- Born: 1908 Ukiha, Fukuoka, Japan
- Died: 1945 (aged 36–37) Indonesia
- Occupations: Writer and physician
- Writing career
- Genre: Essays
- Notable works: Itameru Ashi, Gun-i Tensen Oboegaki

= Shinichi Ikejiri =

Shinichi Ikejiri (池尻 愼一, Ikejiri Shin'ichi), pen name Shinichi Ōra (邑楽 慎一, Ōra Shin'ichi), was a physician for Hansen's disease patients at Kaishun Hospital of Hannah Riddell and Tama Zenshoen Sanatorium and a writer. His book Itameru Ashi (Diseased Reeds) sold well. He was drafted into the Imperial Japanese Army in 1937 and again in 1941, and shot dead in Indonesia in 1945.

==Life==
Ikejiri was born in 1908 in Ukiha, Fukuoka Prefecture. He graduated from Private Kyushu Medical School (Kurume University), where he studied physiology. He was a convert to Lutheran Christianity. Unable to find a post in the Nagashima Aiseien Sanatorium, he became a physician at the Kaishun Hospital of Hannah Riddell at Kumamoto in April 1934. He gave his blood to a critically ill patient with leprosy through blood transfusion, an event which was written about in newspapers at the time. In August 1936, he was transferred to the Tama Zenshoen Sanatorium. In August 1937 he was drafted and sent to China.

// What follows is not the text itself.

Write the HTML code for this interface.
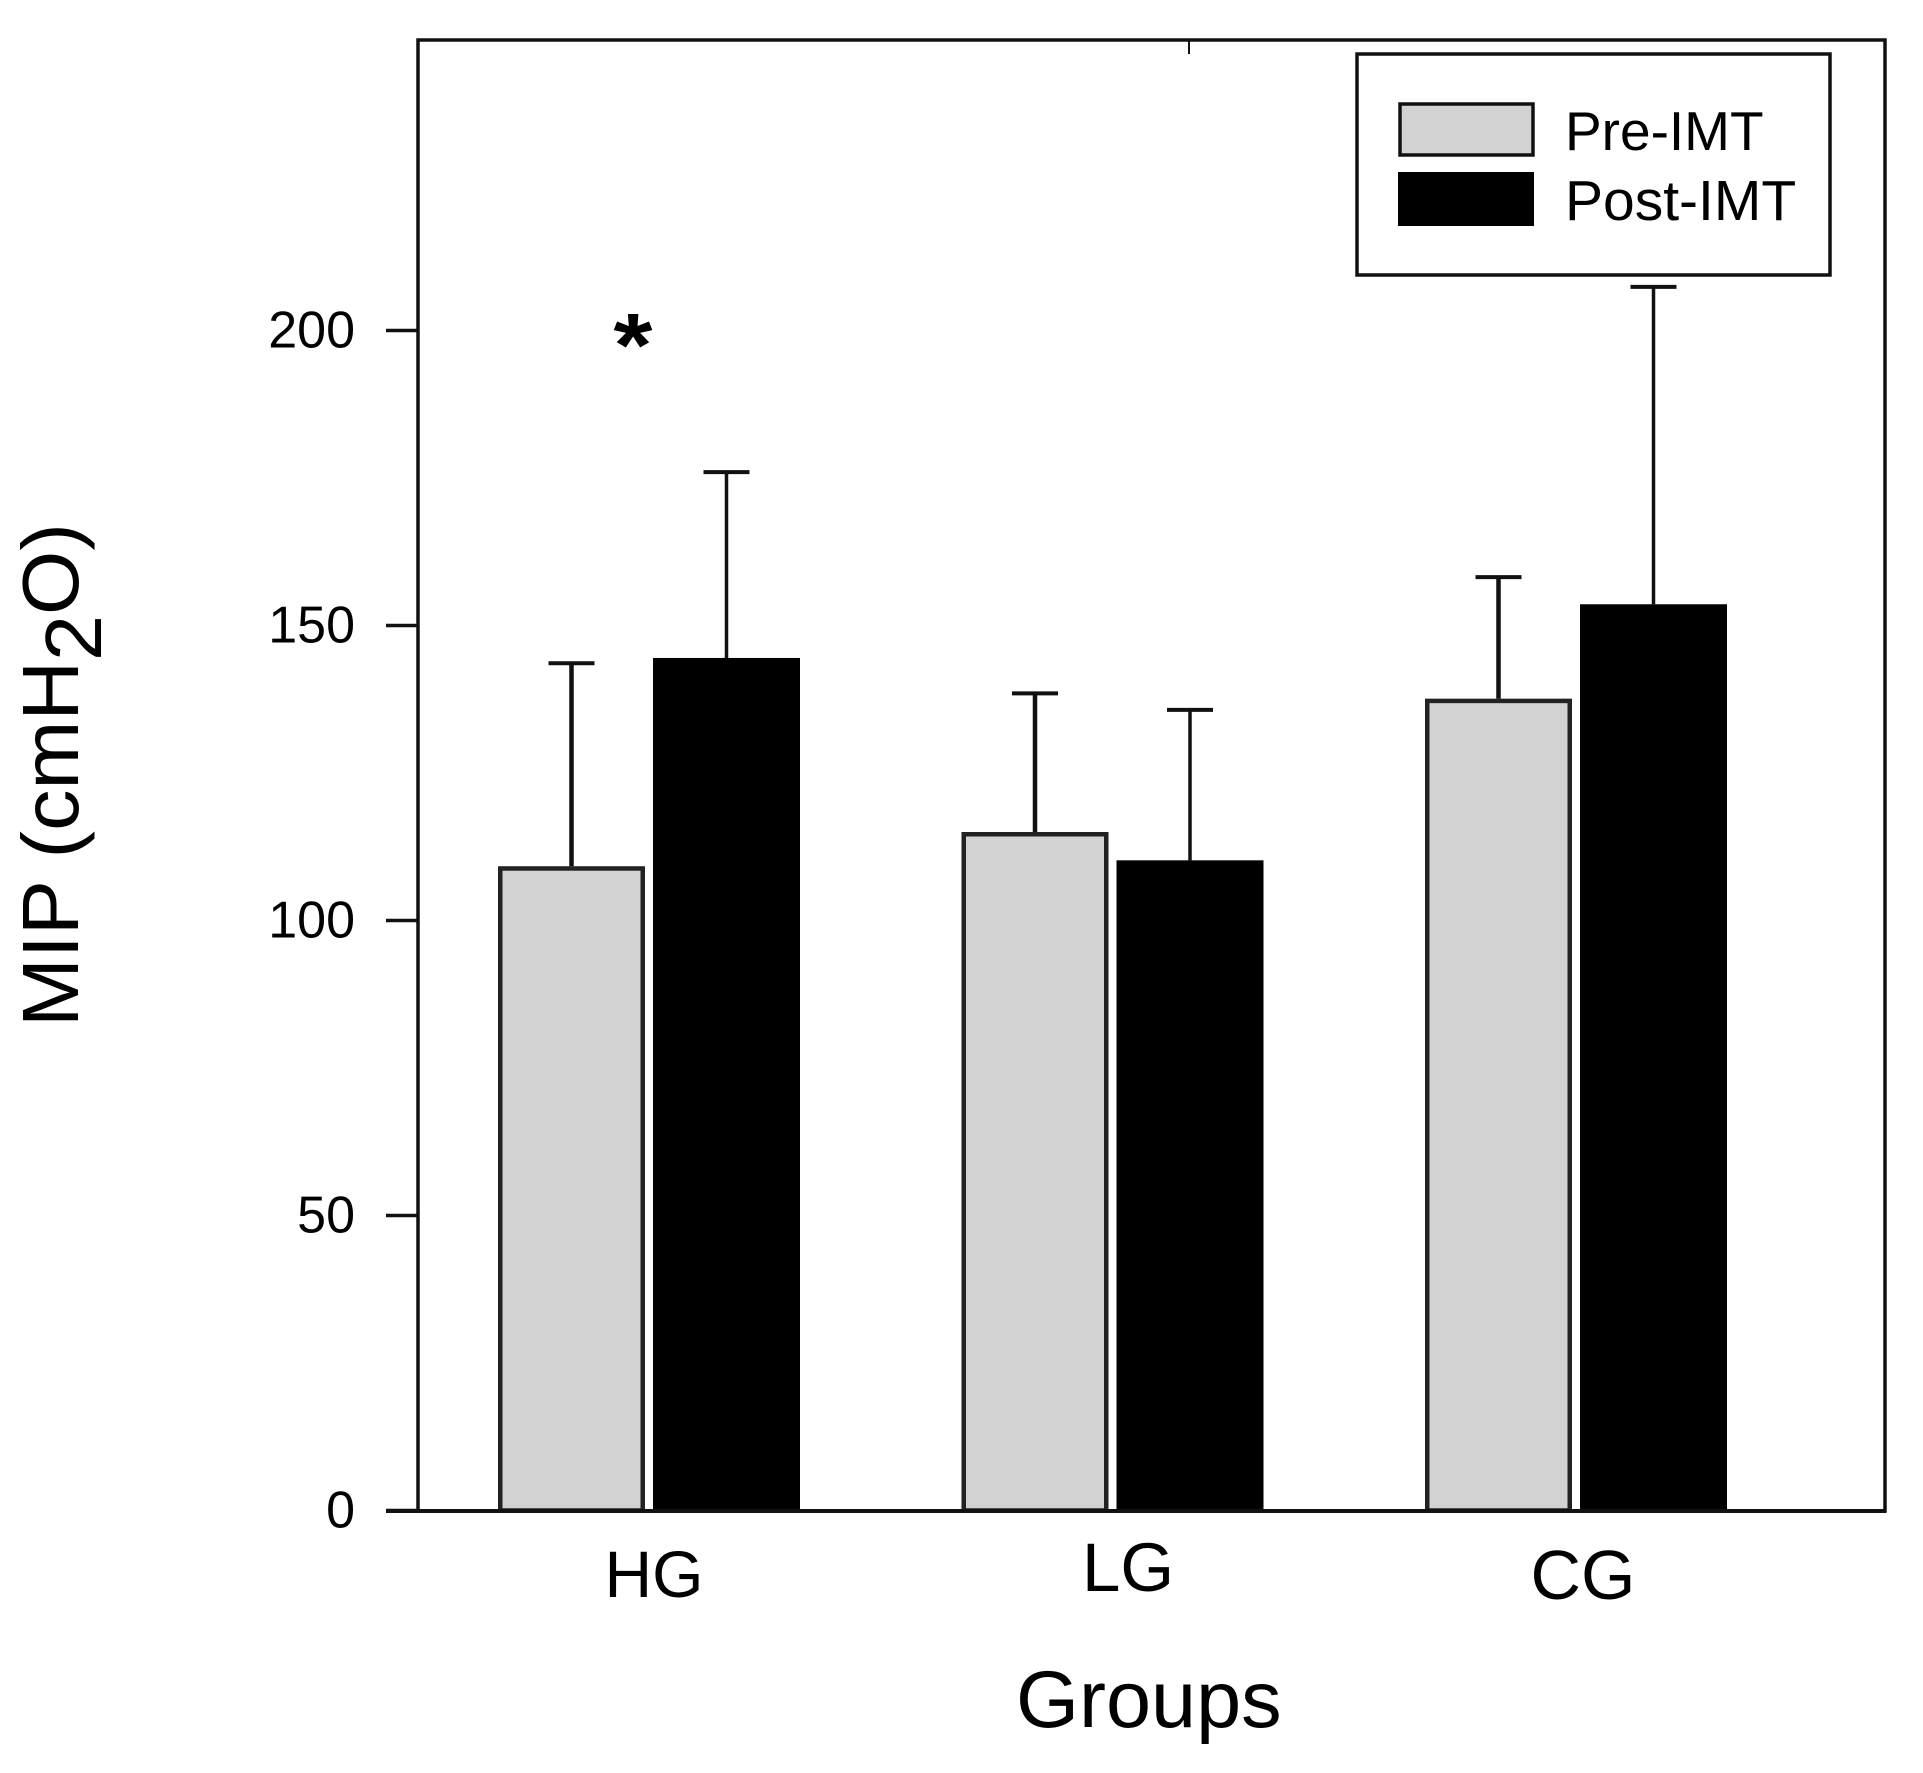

In 1940, he published his book Itameru Ashi, which sold well; more than 30 printings were done within the year. Later that same year, he published Gun-i Tensen Monogatari (Memos of a Military Doctor in Battle). In 1941, he was again drafted, and went to Burma. In April 1944 he went to Jakarta University, to study leprosy under Professor Kentarō Higuchi. According to Higuchi's account, Ikejiri was shot dead in January 1945 by a third-country national.

==Selected works==
- "Itameru Ashi" (1940).
  - It sold well, going through 25 printings by October 1940 and 30 by a month later. It consisted of the following chapters: Memorandoms of a leprosy physician, Runaways, Stories from the hospital wards, Dawn, House of depressed ground, Valley with a rainbow, History of leprosy in Europe, Study of psychology of leprosy patients. Note that the NDL number cited is for the 6th edition.
- "Gun-i Tensen Oboegaki" (1940)
- "Shi-fu-go: Kindai Shina Densetsushū" (1941).
  - The title refers to Yuan Mei's Zi Bu Yu. Distributed with the money earned by Itameru Ashi.
- "Gun-i Tensen Oboegaki, Zoku" (1944).
  - During a short stay, Ikejiri visited a Rangoon (Yangon) leprosarium which held roughly 420 patients. There, he found the signature of Fumio Hayashi, who visited it around 1933. He also met a French missionary; the missionary's knowledge of commentator Tōta Ishimaru impressed Ikejiri.